*Exercise goal*:
Filter the entries and keep only the lines where the string "chart" appears.

[Code that draws figures]
[BEGIN]

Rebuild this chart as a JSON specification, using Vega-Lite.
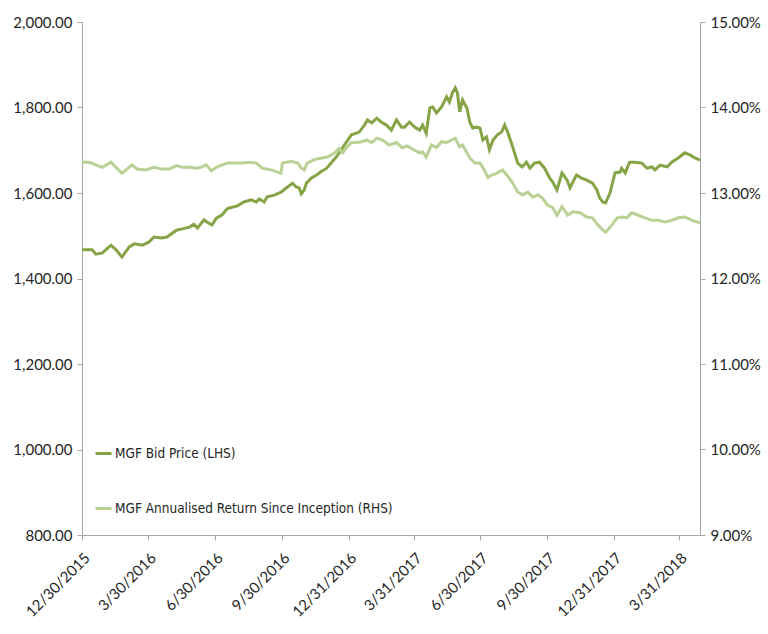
{
  "$schema": "https://vega.github.io/schema/vega-lite/v6.json",
  "width": 618,
  "height": 513,
  "autosize": {"type": "none"},
  "padding": {"left": 82, "top": 22, "right": 68, "bottom": 99},
  "background": "white",
  "config": {"view": {"stroke": null}, "font": "Lato"},
  "datasets": {
    "price": [
      {"date": "2015-12-30", "v": 1467}, {"date": "2016-01-13", "v": 1467}, {"date": "2016-01-18", "v": 1457}, {"date": "2016-01-27", "v": 1460},
      {"date": "2016-02-08", "v": 1478}, {"date": "2016-02-15", "v": 1467}, {"date": "2016-02-23", "v": 1450}, {"date": "2016-03-04", "v": 1474},
      {"date": "2016-03-11", "v": 1481}, {"date": "2016-03-22", "v": 1478}, {"date": "2016-03-31", "v": 1485}, {"date": "2016-04-07", "v": 1497},
      {"date": "2016-04-17", "v": 1495}, {"date": "2016-04-25", "v": 1497}, {"date": "2016-05-08", "v": 1513}, {"date": "2016-05-16", "v": 1516},
      {"date": "2016-05-26", "v": 1520}, {"date": "2016-06-01", "v": 1527}, {"date": "2016-06-06", "v": 1518}, {"date": "2016-06-15", "v": 1537},
      {"date": "2016-06-19", "v": 1532}, {"date": "2016-06-26", "v": 1525}, {"date": "2016-07-02", "v": 1541}, {"date": "2016-07-10", "v": 1549},
      {"date": "2016-07-17", "v": 1563}, {"date": "2016-07-20", "v": 1565}, {"date": "2016-07-31", "v": 1570}, {"date": "2016-08-09", "v": 1579},
      {"date": "2016-08-19", "v": 1584}, {"date": "2016-08-26", "v": 1579}, {"date": "2016-08-30", "v": 1586}, {"date": "2016-09-06", "v": 1579},
      {"date": "2016-09-10", "v": 1591}, {"date": "2016-09-20", "v": 1595}, {"date": "2016-09-29", "v": 1602}, {"date": "2016-10-08", "v": 1614},
      {"date": "2016-10-15", "v": 1623}, {"date": "2016-10-20", "v": 1614}, {"date": "2016-10-24", "v": 1612}, {"date": "2016-10-27", "v": 1598},
      {"date": "2016-10-31", "v": 1607}, {"date": "2016-11-03", "v": 1623}, {"date": "2016-11-10", "v": 1635}, {"date": "2016-11-17", "v": 1642},
      {"date": "2016-11-24", "v": 1651}, {"date": "2016-12-01", "v": 1658}, {"date": "2016-12-07", "v": 1670}, {"date": "2016-12-14", "v": 1684},
      {"date": "2016-12-21", "v": 1701}, {"date": "2016-12-28", "v": 1719}, {"date": "2017-01-04", "v": 1736}, {"date": "2017-01-11", "v": 1740},
      {"date": "2017-01-15", "v": 1743}, {"date": "2017-01-22", "v": 1759}, {"date": "2017-01-26", "v": 1771}, {"date": "2017-02-01", "v": 1764},
      {"date": "2017-02-08", "v": 1775}, {"date": "2017-02-14", "v": 1766}, {"date": "2017-02-21", "v": 1759}, {"date": "2017-02-28", "v": 1747},
      {"date": "2017-03-07", "v": 1771}, {"date": "2017-03-14", "v": 1754}, {"date": "2017-03-18", "v": 1754}, {"date": "2017-03-25", "v": 1766},
      {"date": "2017-04-01", "v": 1754}, {"date": "2017-04-08", "v": 1747}, {"date": "2017-04-12", "v": 1759}, {"date": "2017-04-17", "v": 1740},
      {"date": "2017-04-22", "v": 1799}, {"date": "2017-04-26", "v": 1801}, {"date": "2017-05-01", "v": 1787}, {"date": "2017-05-08", "v": 1801},
      {"date": "2017-05-15", "v": 1825}, {"date": "2017-05-19", "v": 1813}, {"date": "2017-05-23", "v": 1834}, {"date": "2017-05-27", "v": 1846},
      {"date": "2017-05-30", "v": 1834}, {"date": "2017-06-02", "v": 1790}, {"date": "2017-06-06", "v": 1818}, {"date": "2017-06-12", "v": 1799},
      {"date": "2017-06-16", "v": 1766}, {"date": "2017-06-20", "v": 1752}, {"date": "2017-06-25", "v": 1754}, {"date": "2017-06-30", "v": 1752},
      {"date": "2017-07-04", "v": 1724}, {"date": "2017-07-09", "v": 1731}, {"date": "2017-07-13", "v": 1701}, {"date": "2017-07-18", "v": 1724},
      {"date": "2017-07-24", "v": 1736}, {"date": "2017-07-30", "v": 1743}, {"date": "2017-08-03", "v": 1759}, {"date": "2017-08-07", "v": 1743},
      {"date": "2017-08-14", "v": 1708}, {"date": "2017-08-21", "v": 1670}, {"date": "2017-08-27", "v": 1661}, {"date": "2017-09-02", "v": 1672},
      {"date": "2017-09-07", "v": 1658}, {"date": "2017-09-13", "v": 1670}, {"date": "2017-09-20", "v": 1672}, {"date": "2017-09-27", "v": 1658},
      {"date": "2017-10-04", "v": 1635}, {"date": "2017-10-08", "v": 1626}, {"date": "2017-10-14", "v": 1607}, {"date": "2017-10-21", "v": 1647},
      {"date": "2017-10-28", "v": 1630}, {"date": "2017-11-01", "v": 1612}, {"date": "2017-11-05", "v": 1626}, {"date": "2017-11-10", "v": 1642},
      {"date": "2017-11-17", "v": 1635}, {"date": "2017-11-24", "v": 1630}, {"date": "2017-12-02", "v": 1623}, {"date": "2017-12-08", "v": 1607},
      {"date": "2017-12-12", "v": 1588}, {"date": "2017-12-16", "v": 1579}, {"date": "2017-12-20", "v": 1577}, {"date": "2017-12-26", "v": 1600},
      {"date": "2018-01-02", "v": 1647}, {"date": "2018-01-09", "v": 1649}, {"date": "2018-01-11", "v": 1658}, {"date": "2018-01-16", "v": 1647},
      {"date": "2018-01-22", "v": 1672}, {"date": "2018-01-29", "v": 1672}, {"date": "2018-02-08", "v": 1670}, {"date": "2018-02-15", "v": 1658},
      {"date": "2018-02-22", "v": 1661}, {"date": "2018-02-26", "v": 1654}, {"date": "2018-03-05", "v": 1665}, {"date": "2018-03-15", "v": 1661},
      {"date": "2018-03-21", "v": 1672}, {"date": "2018-03-30", "v": 1682}, {"date": "2018-04-08", "v": 1694}, {"date": "2018-04-15", "v": 1689},
      {"date": "2018-04-22", "v": 1682}, {"date": "2018-04-29", "v": 1677}
    ],
    "ret": [
      {"date": "2015-12-30", "v": 0.1336}, {"date": "2016-01-09", "v": 0.1336}, {"date": "2016-01-18", "v": 0.1333}, {"date": "2016-01-27", "v": 0.1330},
      {"date": "2016-02-08", "v": 0.1336}, {"date": "2016-02-16", "v": 0.1329}, {"date": "2016-02-23", "v": 0.1323}, {"date": "2016-03-01", "v": 0.1328},
      {"date": "2016-03-08", "v": 0.1333}, {"date": "2016-03-15", "v": 0.1328}, {"date": "2016-03-27", "v": 0.1327}, {"date": "2016-04-07", "v": 0.1330},
      {"date": "2016-04-18", "v": 0.1328}, {"date": "2016-04-28", "v": 0.1328}, {"date": "2016-05-08", "v": 0.1332}, {"date": "2016-05-16", "v": 0.1330},
      {"date": "2016-05-26", "v": 0.1330}, {"date": "2016-06-04", "v": 0.1329}, {"date": "2016-06-11", "v": 0.1330}, {"date": "2016-06-18", "v": 0.1333},
      {"date": "2016-06-25", "v": 0.1326}, {"date": "2016-07-02", "v": 0.1330}, {"date": "2016-07-10", "v": 0.1333}, {"date": "2016-07-17", "v": 0.1335},
      {"date": "2016-07-27", "v": 0.1335}, {"date": "2016-08-07", "v": 0.1335}, {"date": "2016-08-16", "v": 0.1336}, {"date": "2016-08-26", "v": 0.1335},
      {"date": "2016-09-03", "v": 0.1329}, {"date": "2016-09-16", "v": 0.1327}, {"date": "2016-09-29", "v": 0.1323}, {"date": "2016-10-01", "v": 0.1335},
      {"date": "2016-10-13", "v": 0.1337}, {"date": "2016-10-22", "v": 0.1335}, {"date": "2016-10-27", "v": 0.1329}, {"date": "2016-10-31", "v": 0.1327},
      {"date": "2016-11-04", "v": 0.1335}, {"date": "2016-11-14", "v": 0.1339}, {"date": "2016-11-24", "v": 0.1341}, {"date": "2016-12-02", "v": 0.1342},
      {"date": "2016-12-12", "v": 0.1347}, {"date": "2016-12-18", "v": 0.1352}, {"date": "2016-12-23", "v": 0.1347}, {"date": "2016-12-28", "v": 0.1353},
      {"date": "2017-01-04", "v": 0.1359}, {"date": "2017-01-11", "v": 0.1359}, {"date": "2017-01-18", "v": 0.1360}, {"date": "2017-01-25", "v": 0.1362},
      {"date": "2017-02-01", "v": 0.1359}, {"date": "2017-02-08", "v": 0.1364}, {"date": "2017-02-16", "v": 0.1362}, {"date": "2017-02-25", "v": 0.1356},
      {"date": "2017-03-07", "v": 0.1359}, {"date": "2017-03-15", "v": 0.1353}, {"date": "2017-03-22", "v": 0.1355}, {"date": "2017-04-01", "v": 0.1350},
      {"date": "2017-04-08", "v": 0.1347}, {"date": "2017-04-12", "v": 0.1348}, {"date": "2017-04-17", "v": 0.1342}, {"date": "2017-04-24", "v": 0.1356},
      {"date": "2017-05-01", "v": 0.1353}, {"date": "2017-05-08", "v": 0.1360}, {"date": "2017-05-15", "v": 0.1359}, {"date": "2017-05-22", "v": 0.1362},
      {"date": "2017-05-27", "v": 0.1364}, {"date": "2017-06-02", "v": 0.1354}, {"date": "2017-06-06", "v": 0.1356}, {"date": "2017-06-16", "v": 0.1341},
      {"date": "2017-06-23", "v": 0.1335}, {"date": "2017-06-30", "v": 0.1335}, {"date": "2017-07-06", "v": 0.1327}, {"date": "2017-07-11", "v": 0.1318},
      {"date": "2017-07-16", "v": 0.1321}, {"date": "2017-07-23", "v": 0.1323}, {"date": "2017-07-31", "v": 0.1327}, {"date": "2017-08-06", "v": 0.1321},
      {"date": "2017-08-13", "v": 0.1313}, {"date": "2017-08-21", "v": 0.1301}, {"date": "2017-08-28", "v": 0.1298}, {"date": "2017-09-04", "v": 0.1301},
      {"date": "2017-09-11", "v": 0.1295}, {"date": "2017-09-18", "v": 0.1298}, {"date": "2017-09-24", "v": 0.1294}, {"date": "2017-10-01", "v": 0.1286},
      {"date": "2017-10-08", "v": 0.1283}, {"date": "2017-10-14", "v": 0.1274}, {"date": "2017-10-21", "v": 0.1284}, {"date": "2017-10-29", "v": 0.1274},
      {"date": "2017-11-05", "v": 0.1278}, {"date": "2017-11-15", "v": 0.1277}, {"date": "2017-11-24", "v": 0.1272}, {"date": "2017-12-02", "v": 0.1271},
      {"date": "2017-12-09", "v": 0.1263}, {"date": "2017-12-16", "v": 0.1257}, {"date": "2017-12-20", "v": 0.1254}, {"date": "2017-12-29", "v": 0.1263},
      {"date": "2018-01-05", "v": 0.1271}, {"date": "2018-01-11", "v": 0.1272}, {"date": "2018-01-18", "v": 0.1271}, {"date": "2018-01-25", "v": 0.1277},
      {"date": "2018-02-03", "v": 0.1274}, {"date": "2018-02-12", "v": 0.1271}, {"date": "2018-02-22", "v": 0.1268}, {"date": "2018-03-02", "v": 0.1268},
      {"date": "2018-03-12", "v": 0.1266}, {"date": "2018-03-21", "v": 0.1268}, {"date": "2018-03-30", "v": 0.1271}, {"date": "2018-04-08", "v": 0.1272},
      {"date": "2018-04-18", "v": 0.1268}, {"date": "2018-04-29", "v": 0.1265}
    ]
  },
  "encoding": {
    "x": {
      "field": "date",
      "type": "temporal",
      "title": null,
      "scale": {
        "type": "utc",
        "domain": [
          {"year": 2015, "month": 12, "date": 30, "utc": true},
          {"year": 2018, "month": 4, "date": 29, "utc": true}
        ]
      },
      "axis": {
        "values": [
          {"year": 2015, "month": 12, "date": 30, "utc": true},
          {"year": 2016, "month": 3, "date": 30, "utc": true},
          {"year": 2016, "month": 6, "date": 30, "utc": true},
          {"year": 2016, "month": 9, "date": 30, "utc": true},
          {"year": 2016, "month": 12, "date": 31, "utc": true},
          {"year": 2017, "month": 3, "date": 31, "utc": true},
          {"year": 2017, "month": 6, "date": 30, "utc": true},
          {"year": 2017, "month": 9, "date": 30, "utc": true},
          {"year": 2017, "month": 12, "date": 31, "utc": true},
          {"year": 2018, "month": 3, "date": 31, "utc": true}
        ],
        "labelExpr": "utcFormat(datum.value, '%-m/%-d/%Y')",
        "labelAngle": -45,
        "labelAlign": "right",
        "labelBaseline": "top",
        "labelFontSize": 15,
        "labelColor": "#262626",
        "labelPadding": 10,
        "labelOverlap": false,
        "labelFlush": false,
        "domainColor": "#a6a6a6",
        "tickColor": "#a6a6a6",
        "tickSize": 5,
        "grid": false
      }
    }
  },
  "layer": [
    {
      "data": {"name": "price"},
      "mark": {"type": "line", "strokeWidth": 3, "interpolate": "linear"},
      "encoding": {
        "y": {
          "field": "v",
          "type": "quantitative",
          "title": null,
          "scale": {"domain": [800, 2000], "nice": false, "zero": false},
          "axis": {
            "orient": "left",
            "values": [800, 1000, 1200, 1400, 1600, 1800, 2000],
            "format": ",.2f",
            "labelFontSize": 15,
            "labelColor": "#262626",
            "labelPadding": 5,
            "domainColor": "#a6a6a6",
            "tickColor": "#a6a6a6",
            "tickSize": 5,
            "grid": false
          }
        },
        "color": {
          "datum": "MGF Bid Price (LHS)",
          "type": "nominal",
          "scale": {
            "domain": ["MGF Bid Price (LHS)", "MGF Annualised Return Since Inception (RHS)"],
            "range": ["#84a446", "#b9d195"]
          },
          "legend": {
            "title": null,
            "orient": "none",
            "legendX": 12,
            "legendY": 422,
            "padding": 0,
            "symbolType": "stroke",
            "symbolStrokeWidth": 3,
            "symbolSize": 256,
            "labelFont": "'DejaVu Sans Condensed', 'Liberation Sans Narrow', 'Roboto', sans-serif",
            "labelFontSize": 13.5,
            "labelColor": "#262626",
            "labelOffset": 2,
            "rowPadding": 39,
            "labelLimit": 400
          }
        }
      }
    },
    {
      "data": {"name": "ret"},
      "mark": {"type": "line", "strokeWidth": 3, "interpolate": "linear"},
      "encoding": {
        "y": {
          "field": "v",
          "type": "quantitative",
          "title": null,
          "scale": {"domain": [0.09, 0.15], "nice": false, "zero": false},
          "axis": {
            "orient": "right",
            "values": [0.09, 0.10, 0.11, 0.12, 0.13, 0.14, 0.15],
            "format": ".2%",
            "labelFontSize": 15,
            "labelColor": "#262626",
            "labelPadding": 5,
            "domainColor": "#a6a6a6",
            "tickColor": "#a6a6a6",
            "tickSize": 5,
            "grid": false
          }
        },
        "color": {
          "datum": "MGF Annualised Return Since Inception (RHS)",
          "type": "nominal"
        }
      }
    }
  ],
  "resolve": {"scale": {"y": "independent"}}
}
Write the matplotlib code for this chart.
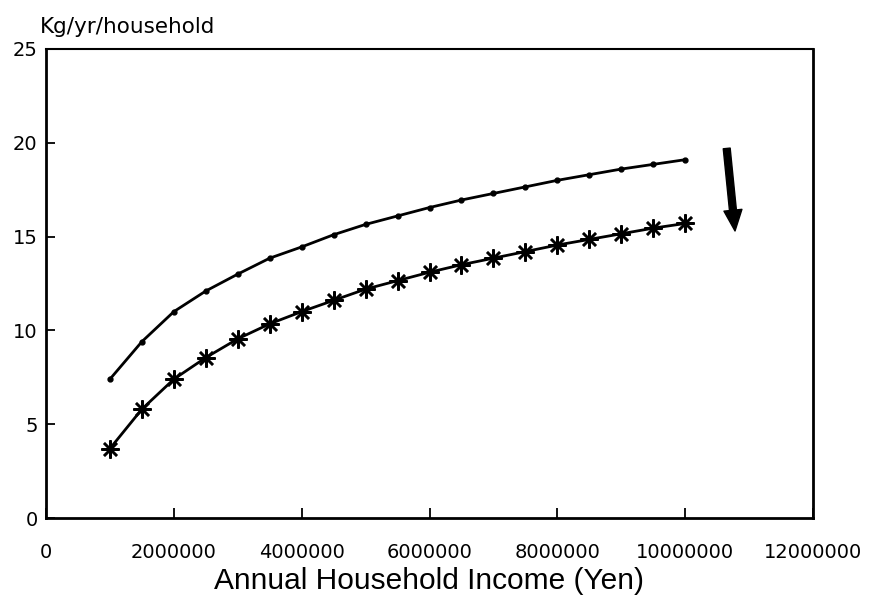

[END]

*Response below*:
Rebuild this chart as a JSON specification, using Vega-Lite.
Write the matplotlib code for this chart.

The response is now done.